The population of the United States is aging rapidly, with most Baby Boomers now in their 50s and 60s. According to the Senior Market Advisor, in 20 years we’re going to need 36,000 geriatricians, vastly more than the approximately 7,000 we have now. And the number of new medical school graduates who are heading into the field of geriatrics is falling, due in large part to the fact that geriatrics just doesn’t pay as well as most other specialties. That makes sense, as medical care for nearly all seniors in the US is paid by Medicare. And for those who need long term care in a nursing home, 68% are on Medicaid. Specialties that are primarily reimbursed by private health insurance tend to be much more lucrative than those that are mostly reimbursed by Medicare and Medicaid.
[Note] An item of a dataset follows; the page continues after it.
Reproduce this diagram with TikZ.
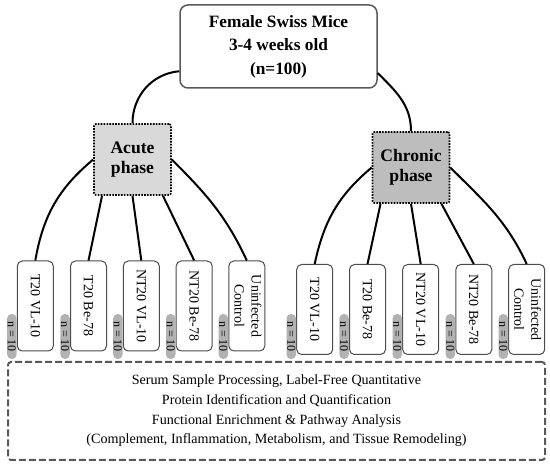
\documentclass[tikz,border=0pt]{standalone}
\usepackage{graphicx}
\usepackage{fontspec}
\setmainfont{Liberation Serif}
\begin{document}
\begin{tikzpicture}[x=1pt,y=1pt,
  mainbox/.style={draw=black!65,line width=1.5pt,rounded corners=8pt,minimum width=197pt,minimum height=83pt,align=center,font=\fontsize{17.3}{23.5}\selectfont\bfseries},
  phasebox/.style={draw=black,line width=1.6pt,dash pattern=on 1.6pt off 1.3pt,rounded corners=2pt,minimum width=77pt,minimum height=71pt,inner sep=0pt,align=center,font=\fontsize{17.6}{19.5}\selectfont\bfseries},
  groupbox/.style={draw=black!70,line width=1pt,rounded corners=5pt,fill=white,minimum width=36pt,minimum height=90pt,inner sep=0pt,font=\fontsize{14}{19}\selectfont},
  pill/.style={fill=black!30,rounded corners=4.5pt,minimum width=9.5pt,minimum height=45pt,inner sep=0pt,anchor=east,font=\fontsize{12}{12}\selectfont},
  analysisbox/.style={draw=black!65,line width=2pt,dash pattern=on 7pt off 3pt,rounded corners=3pt,minimum width=537pt,minimum height=98pt,align=center,font=\fontsize{14.1}{19.7}\selectfont},
  link/.style={line width=2pt}]
\useasboundingbox (0,0) rectangle (550,466);

\coordinate (pillrow) at (0,129.5);

\node[analysisbox] (analysis) at (276.5,55) {Serum Sample Processing, Label-Free Quantitative\\Protein Identification and Quantification\\Functional Enrichment \& Pathway Analysis\\(Complement, Inflammation, Metabolism, and Tissue Remodeling)};

\node[mainbox] (mice) at (278.5,419.5) {Female Swiss Mice\\3-4 weeks old\\(n=100)};
\node[phasebox,fill=black!15] (acute) at (132.5,306.5) {Acute\\phase};
\node[phasebox,fill=black!26] (chronic) at (411,298.5) {Chronic\\phase};

\node[groupbox] (g1) at (35.3,160) {\rotatebox{-90}{T20 VL-10}};
\node[groupbox] (g2) at (88.5,160) {\rotatebox{-90}{T20 Be-78}};
\node[groupbox] (g3) at (141.3,160) {\rotatebox{-90}{NT20 VL-10}};
\node[groupbox] (g4) at (194.2,160) {\rotatebox{-90}{NT20 Be-78}};
\node[groupbox] (g5) at (246.8,160) {\rotatebox{-90}{\begin{tabular}{@{}c@{}}Uninfected\\[-2pt]Control\end{tabular}}};

\node[groupbox] (r1) at (314.7,156.5) {\rotatebox{-90}{T20 VL-10}};
\node[groupbox] (r2) at (367.5,156.5) {\rotatebox{-90}{T20 Be-78}};
\node[groupbox] (r3) at (420.7,156.5) {\rotatebox{-90}{NT20 VL-10}};
\node[groupbox] (r4) at (473.8,156.5) {\rotatebox{-90}{NT20 Be-78}};
\node[groupbox] (r5) at (526.7,156.5) {\rotatebox{-90}{\begin{tabular}{@{}c@{}}Uninfected\\[-2pt]Control\end{tabular}}};

\node[pill] (n1) at (g1.west |- pillrow) {\rotatebox{-90}{n = 10}};
\node[pill] (n2) at (g2.west |- pillrow) {\rotatebox{-90}{n = 10}};
\node[pill] (n3) at (g3.west |- pillrow) {\rotatebox{-90}{n = 10}};
\node[pill] (n4) at (g4.west |- pillrow) {\rotatebox{-90}{n = 10}};
\node[pill] (n5) at (g5.west |- pillrow) {\rotatebox{-90}{n = 10}};
\node[pill] (m1) at (r1.west |- pillrow) {\rotatebox{-90}{n = 10}};
\node[pill] (m2) at (r2.west |- pillrow) {\rotatebox{-90}{n = 10}};
\node[pill] (m3) at (r3.west |- pillrow) {\rotatebox{-90}{n = 10}};
\node[pill] (m4) at (r4.west |- pillrow) {\rotatebox{-90}{n = 10}};
\node[pill] (m5) at (r5.west |- pillrow) {\rotatebox{-90}{n = 10}};

\draw[link] (mice.194) to[out=185,in=90] (acute.north);
\draw[link] (mice.345) to[out=-45,in=90] (chronic.north);

\draw[link] (acute.west) to[out=220,in=80] (g1.north);
\draw[link] (acute.230) -- (g2.north);
\draw[link] (acute.south) -- (g3.north);
\draw[link] (acute.310) -- (g4.north);
\draw[link] (acute.east) to[out=-45,in=115] (g5.north);

\draw[link] (chronic.west) to[out=220,in=78] (r1.north);
\draw[link] (chronic.230) -- (r2.north);
\draw[link] (chronic.south) -- (r3.north);
\draw[link] (chronic.310) -- (r4.north);
\draw[link] (chronic.east) to[out=-45,in=115] (r5.north);
\end{tikzpicture}
\end{document}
In addition to the financial aspect, geriatrics is a difficult profession, requiring a special kind of person who can work with end of life issues, dementia, and patients who just don’t heal as well as their younger counterparts.
It’s understandable why geriatrics isn’t the most sought-after specialty among medical students, and it would seem like a perfect scenario for a bit of financial incentive from Uncle Sam. But Chris Langston at Health AGEnda explains how the health care reform legislation is actually going to provide much more financial incentives (in the form of loan repayment programs) to doctors who choose pediatrics than to those who choose geriatrics.
By 2030, 20% of Americans will be 65 or older. That’s a huge increase from 2008, when just under 13% of the population was 65 or older (interestingly enough, people in Colorado are a little younger than average, with just over 10% of our population in the senior category). There’s a pretty obvious need for a dramatic increase in the number of medical students entering the field of geriatrics, and it is a bit perplexing as to why the health care reform legislation didn’t put more emphasis on loan repayments and other financial incentives to encourage doctors to pursue a career in geriatrics. My guess is that as the shortage of geriatricians becomes more pressing over the next few years, we might see some additional funding aimed at solving the problem.
The Health AGEnda article was included in Grand Rounds this week.